I’ve passed my Network+ test, finally. On the first try though. I suppose that I could have worked a little faster but whatever, I got it done. Moving on to Security+. I went through the first 100 of about 700 test prep (wow…) questions last night and found that, so far, I’m not terribly off base with what I need to know but I did find about 30 questions that I wanted to research a little more so lets get into that!

I knew the answer here and to be honest I cant exactly explain why other than ‘it didn’t look like the other ones’ and the get and change portions set off some flags. Anyway, lets define the other stuff in the post
- Command injection – Command injection is an attack in which the goal is execution of arbitrary commands on the host operating system via a vulnerable application. Command injection attacks are possible when an application passes unsafe user supplied data (forms, cookies, HTTP headers etc.) to a system shell. In this attack, the attacker-supplied operating system commands are usually executed with the privileges of the vulnerable application. Command injection attacks are possible largely due to insufficient input validation.
- Password attack – An attack in which repetitive attempts are made to duplicate a valid logon or password sequence.
- Buffer overflow – causes some of that data to leak out into other buffers, which can corrupt or overwrite whatever data they were holding.
- Cross-site scripting – a type of injection, in which malicious scripts are injected into otherwise benign and trusted websites. XSS attacks occur when an attacker uses a web application to send malicious code, generally in the form of a browser side script, to a different end user. Flaws that allow these attacks to succeed are quite widespread and occur anywhere a web application uses input from a user within the output it generates without validating or encoding it.
So a get process command sent to a Linux box is for sure an example of command injection.
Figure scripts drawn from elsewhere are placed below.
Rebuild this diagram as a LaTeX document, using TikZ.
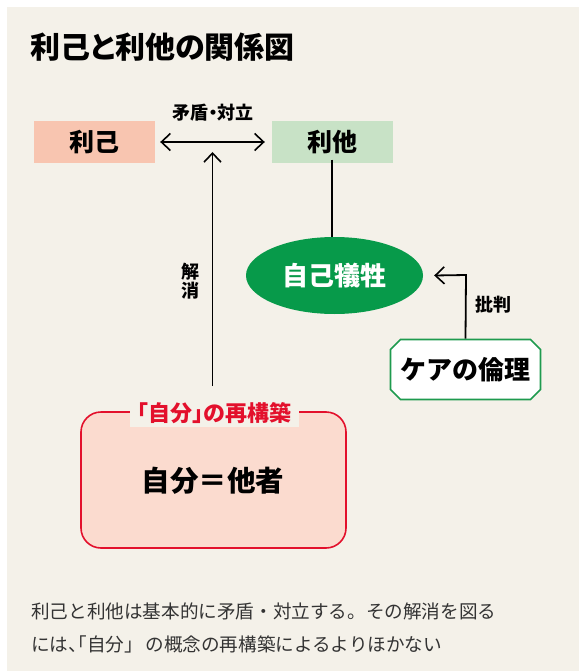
\documentclass[tikz,border=0pt]{standalone}
\usepackage{fontspec}
\newfontfamily\jp{Noto Sans CJK JP}
\newfontfamily\jpp[RawFeature=+palt]{Noto Sans CJK JP}
\newfontfamily\jph[RawFeature=+halt]{Noto Sans CJK JP}
\usetikzlibrary{arrows.meta,shapes.geometric,shapes.misc}
\definecolor{bg}{HTML}{F4F1E9}
\definecolor{rikofill}{HTML}{F8C5B0}
\definecolor{ritafill}{HTML}{C8E2C6}
\definecolor{sgreen}{HTML}{079A4A}
\definecolor{cgreen}{HTML}{1E9A4E}
\definecolor{rred}{HTML}{E3102C}
\definecolor{rpink}{HTML}{FBDBCF}
\definecolor{captxt}{HTML}{333333}
\tikzset{
  every node/.style={font=\jp},
  conn/.style={line width=1.8pt, black},
  barb/.tip={Straight Barb[length=9pt,width=17pt,line width=1.6pt]},
  tip/.style={-barb},
  tipboth/.style={barb-barb},
  lbl/.style={font=\jp\bfseries\fontsize{18}{21}\selectfont, text=black},
  word/.style={minimum width=121pt, minimum height=42pt, inner sep=0pt, font=\jp\bfseries\fontsize{25}{28}\selectfont},
  captext/.style={anchor=base west, inner sep=0pt, text=captxt}
}
\begin{document}
\begin{tikzpicture}[x=1pt,y=-1pt]
\useasboundingbox (0,0) rectangle (579,671);
\fill[bg] (7,7) rectangle (579,671);
% title
\node[anchor=west, font=\jpp\bfseries\fontsize{30}{34}\selectfont, inner sep=0pt] (title) at (30,47) {利己と利他の関係図};
% top boxes
\node[word, fill=rikofill] (riko) at (94.5,142) {利己};
\node[word, fill=ritafill] (rita) at (332.2,142) {利他};
\node[font=\jpp\bfseries\fontsize{18}{21}\selectfont] (mujun) at (213,112.5) {矛盾・対立};
\draw[conn, tipboth] ([xshift=5pt]riko.east) -- ([xshift=-6.7pt]rita.west);
% self sacrifice
\node[ellipse, fill=sgreen, minimum width=177pt, minimum height=77pt, inner sep=0pt, text=white, font=\jp\bfseries\fontsize{26}{30}\selectfont] (gisei) at (334.5,275.5) {自己犠牲};
\draw[conn] ([yshift=3.5pt]rita.south) -- (rita.south |- gisei.north);
% care ethics
\node[chamfered rectangle, chamfered rectangle corners={north west,north east,south west,south east}, chamfered rectangle xsep=5pt, chamfered rectangle ysep=5pt, draw=cgreen, line width=1.6pt, fill=white, minimum width=150pt, minimum height=60pt, inner sep=0pt, font=\jp\bfseries\fontsize{26}{30}\selectfont] (care) at (465.5,369.5) {ケアの倫理};
\coordinate (crit) at (466,275);
\draw[conn, tip] (care.north) -- (crit) -- ([xshift=11pt]gisei.east);
\node[lbl, anchor=west] (hihan) at (472,304.5) {批判};
% reconstruction box
\draw[rred, line width=1.6pt, fill=rpink, rounded corners=20pt] (81,412) rectangle (346,548);
\node[fill=bg, inner xsep=8pt, inner ysep=3pt, text=rred, font=\jpp\bfseries\fontsize{22}{25}\selectfont] (recon) at (214.5,413) {「自分」の再構築};
\node[font=\jp\bfseries\fontsize{28.5}{32}\selectfont] (jibun) at (213,480.5) {自分＝他者};
% resolution arrow
\coordinate (kaiend) at (212.5,152);
\draw[conn, tip] (212.5,386) -- (kaiend);
\node[align=center, inner sep=0pt, font=\jp\bfseries\fontsize{18}{19}\selectfont] (kaisho) at (190.5,281) {解\\消};
% caption
\node[captext, font=\jp\fontsize{18.6}{22}\selectfont] (cap1) at (31,618) {利己と利他は基本的に矛盾・対立する。その解消を図る};
\node[captext, font=\jph\fontsize{18.6}{22}\selectfont] (cap2) at (31,651) {には、「自分」\hspace{12pt}の概念の再構築によるよりほかない};
\end{tikzpicture}
\end{document}
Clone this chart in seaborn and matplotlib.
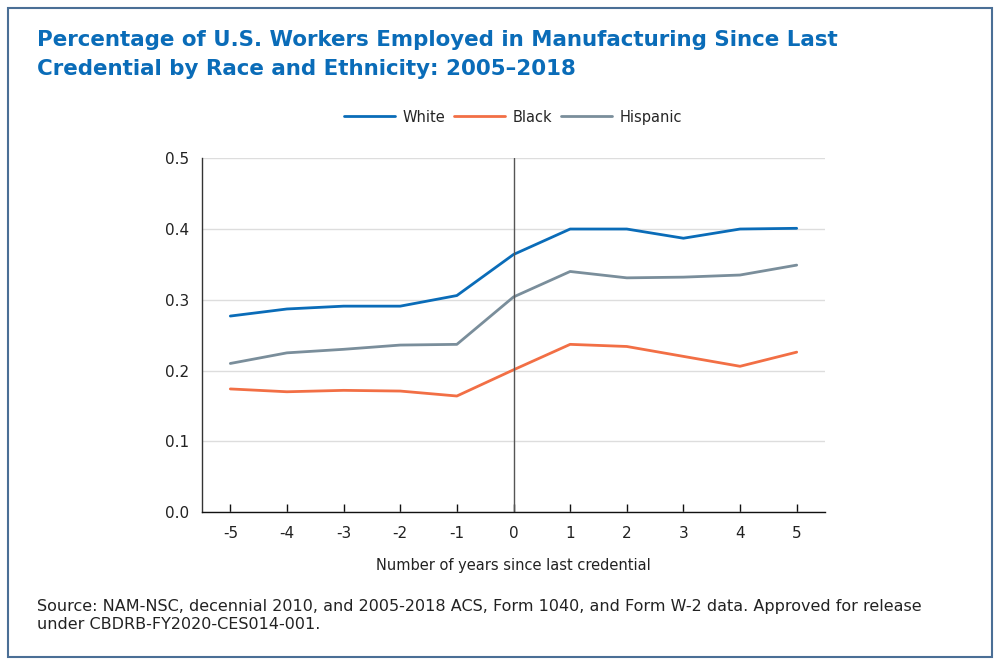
import matplotlib
matplotlib.use("Agg")
import matplotlib.pyplot as plt
import seaborn as sns
import pandas as pd
from matplotlib.patches import Rectangle

years = [-5, -4, -3, -2, -1, 0, 1, 2, 3, 4, 5]
white = [0.277, 0.287, 0.291, 0.291, 0.306, 0.364, 0.400, 0.400, 0.387, 0.400, 0.401]
black = [0.174, 0.170, 0.172, 0.171, 0.164, 0.201, 0.237, 0.234, 0.220, 0.206, 0.226]
hispanic = [0.210, 0.225, 0.230, 0.236, 0.237, 0.304, 0.340, 0.331, 0.332, 0.335, 0.349]
series_names = ["White", "Black", "Hispanic"]
colors = ["#0a6cb8", "#f26f45", "#7a8e9b"]

df = pd.DataFrame({"year": years * 3,
                   "value": white + black + hispanic,
                   "group": [n for n in series_names for _ in years]})

sns.set_theme(style="white")
plt.rcParams['font.family'] = ['DejaVu Sans']

fig = plt.figure(figsize=(10, 6.65), dpi=100)
ax = fig.add_axes([0.202, 0.230, 0.623, 0.532])

sns.lineplot(data=df, x="year", y="value", hue="group", palette=colors,
             hue_order=series_names, linewidth=2, ax=ax, legend=False)

ax.set_xlim(-5.5, 5.5)
ax.set_ylim(0, 0.5)
ax.set_xticks(years)
ax.set_xticklabels([str(y) for y in years])
ax.set_yticks([0, 0.1, 0.2, 0.3, 0.4, 0.5])
ax.set_yticklabels(["0.0", "0.1", "0.2", "0.3", "0.4", "0.5"])
ax.grid(axis="y", color="#dddddd", linewidth=1)
ax.set_axisbelow(True)
ax.axvline(0, color="#555555", linewidth=1)
for s in ["top", "right"]:
    ax.spines[s].set_visible(False)
ax.spines["left"].set_color("#333333")
ax.spines["left"].set_linewidth(1)
ax.spines["bottom"].set_color("#111111")
ax.spines["bottom"].set_linewidth(1)
ax.tick_params(axis="x", direction="in", length=6, width=1, color="#111111",
               bottom=True, labelsize=11, pad=10, labelcolor="#222222")
ax.tick_params(axis="y", length=0, labelsize=11, pad=9, labelcolor="#222222")
ax.set_xlabel("Number of years since last credential", fontsize=10.5, color="#222222", labelpad=12)
ax.set_ylabel("")

handles = [plt.Line2D([0], [0], color=c, lw=2) for c in colors]
fig.legend(handles, series_names, loc="center", bbox_to_anchor=(0.513, 0.824),
           ncol=3, frameon=False, fontsize=10.5, handlelength=3.5,
           columnspacing=0.6, handletextpad=0.5)

fig.text(0.037, 0.955, "Percentage of U.S. Workers Employed in Manufacturing Since Last\nCredential by Race and Ethnicity: 2005\u20132018",
         fontsize=15.4, fontweight="bold", color="#0a6cb8", va="top", ha="left", linespacing=1.55)
fig.text(0.037, 0.049, "Source: NAM-NSC, decennial 2010, and 2005-2018 ACS, Form 1040, and Form W-2 data. Approved for release\nunder CBDRB-FY2020-CES014-001.",
         fontsize=11.5, color="#222222", va="bottom", ha="left", linespacing=1.3)

fig.patches.append(Rectangle((0.008, 0.012), 0.984, 0.976, transform=fig.transFigure,
                             fill=False, edgecolor="#4b6f96", linewidth=1.5))

fig.savefig("out.png", dpi=100)
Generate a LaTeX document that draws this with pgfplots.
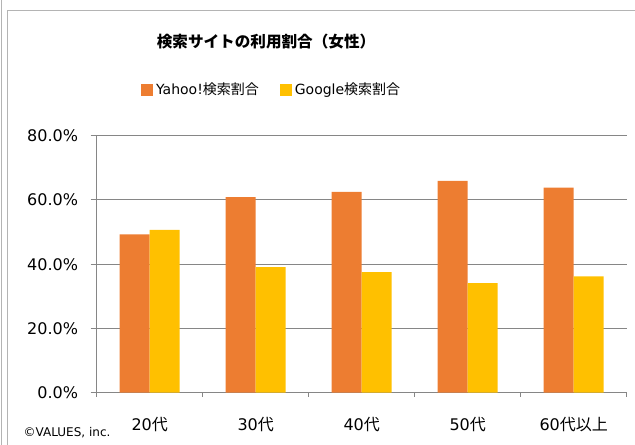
\documentclass[border=0pt]{standalone}
\usepackage{fontspec}
\setmainfont{DejaVu Sans}
\newfontfamily\cjk{Noto Sans CJK JP}
\usepackage{pgfplots}
\pgfplotsset{compat=1.18}
\definecolor{yahoo}{HTML}{ED7D31}
\definecolor{google}{HTML}{FFC000}
\definecolor{gridc}{HTML}{868686}
\definecolor{framec}{HTML}{B4B4B4}
% pixel position (x from left, y from top) of the 635x445 reference
\newcommand\px[2]{({#1*0.75pt},{(445-#2)*0.75pt})}

\begin{document}
\begin{tikzpicture}
\path[use as bounding box] \px{0}{0} rectangle \px{635}{445};
% outer border lines
\draw[framec,line width=1.2pt] \px{1.5}{0} -- \px{1.5}{445};
\draw[framec,line width=1.2pt] \px{7.5}{445} -- \px{7.5}{10.5} -- \px{640}{10.5};
% title
\node[font=\cjk\bfseries\fontsize{11.7}{13}\selectfont] at \px{266}{42} {検索サイトの利用割合（女性）};
% copyright
\node[anchor=west,font=\fontsize{9}{10}\selectfont] at \px{19}{433} {©VALUES, inc.};

% data origin (category 0, 0%) sits at pixel (149.7, 392.7)
\begin{axis}[
  at={(112.275pt,39.225pt)}, anchor=origin,
  scale only axis,
  width=397.5pt, height=192.75pt,
  xmin=-0.5, xmax=4.5, ymin=0, ymax=80,
  axis x line*=bottom, axis y line*=left,
  axis line style={gridc,line width=0.8pt},
  ybar=0pt, bar width=0.283,
  ytick={0,20,40,60,80},
  yticklabels={0.0\%,20.0\%,40.0\%,60.0\%,80.0\%},
  xtick={0,1,2,3,4},
  xticklabels={20{\cjk 代},30{\cjk 代},40{\cjk 代},50{\cjk 代},60{\cjk 代以上}},
  minor xtick={-0.5,0.5,1.5,2.5,3.5,4.5},
  tick align=outside,
  major tick length=4.5pt,
  minor tick length=3pt,
  major x tick style={draw=none},
  minor x tick style={gridc,line width=0.8pt},
  major y tick style={gridc,line width=0.8pt},
  ymajorgrids,
  grid style={gridc,line width=0.8pt},
  ticklabel style={font=\fontsize{12}{14}\selectfont,text=black},
  yticklabel style={xshift=-6pt},
  xticklabel style={yshift=-10pt},
  legend style={at={(0.331,1.178)},anchor=center,draw=none,fill=none,
    legend columns=2,font=\fontsize{10.5}{12}\selectfont,
    /tikz/every even column/.append style={column sep=14pt},
    inner sep=0pt},
  legend image code/.code={\fill[#1] (0pt,-4.6pt) rectangle (9pt,4.6pt);},
  legend cell align=left,
]
\addplot[fill=yahoo,draw=none] coordinates {(0,49.3) (1,60.9) (2,62.5) (3,65.9) (4,63.8)};
\addplot[fill=google,draw=none] coordinates {(0,50.7) (1,39.1) (2,37.5) (3,34.1) (4,36.2)};
\legend{Yahoo!{\cjk 検索割合},Google{\cjk 検索割合}}
\end{axis}
\end{tikzpicture}
\end{document}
This question, I got wrong, but the point being I honestly don’t really know how that string of things fits together. Which is ironic, given that the answer is that who ever implemented the solution didn’t know how to make all those things work together either. Lets start with defining those things
- TLS – Transport Layer Security (TLS), and its now-deprecated predecessor, Secure Sockets Layer (SSL),[1] are cryptographic protocols designed to provide communications security over a computer network.[2] Several versions of the protocols find widespread use in applications such as web browsing, email, instant messaging, and voice over IP (VoIP). Websites can use TLS to secure all communications between their servers and web browsers.
- AES-GCM-256 – The cipher AES-256 is used among other places in SSL/TLS across the Internet. It’s considered among the top ciphers. In theory it’s not crackable since the combinations of keys are massive. Although NSA has categorized this in Suite B, they have also recommended using higher than 128-bit keys for encryption
- SHA-384 – SHA-256 and SHA-512 are novel hash functions computed with 32-bit and 64-bit words, respectively. They use different shift amounts and additive constants, but their structures are otherwise virtually identical, differing only in the number of rounds. SHA-224 and SHA-384 are truncated versions of SHA-256 and SHA-512 respectively.
- ECDSA -a cryptographic algorithm used by Bitcoin to ensure that funds can only be spent by their rightful owners.
The unauthenticated encryption method is kind of a mystery to me. Do they mean its lacking a PKI or like its not an ‘official’ encryption standard. Regardless, D does make more sense.

This is also confusing, why wouldn’t you run nmap on the IP range? Is that not considered a vulnerability assessment? To me it seems like the same thing but ok, Grey-box pentest and its grey box since we have IP addresses.

I have no idea what PGP has to do with secure email and to be honest, I doubt the internet is going to help me with this one but lets find out!
Welp, that was easy, PGP

Personally, I find this a bit odd but given that I was genuinely uneducated on the last question, this could be the case here too. As to where to find these definitions, who knows but lets see what we can do.
Honestly, all I’m finding are generic psychological answers that I’m not sure are super helpful given that ‘social proof’ means that you simply re state what someone else said to you.
That’s all for now! I tried a new way of posting as Photobucket isn’t cooperating tonight. Normally I dump images into Photobucket, edit the post in an HTML editor and then copy and paste the code into WordPress but im currently giving their block editor a go and putting the images directly onto the site.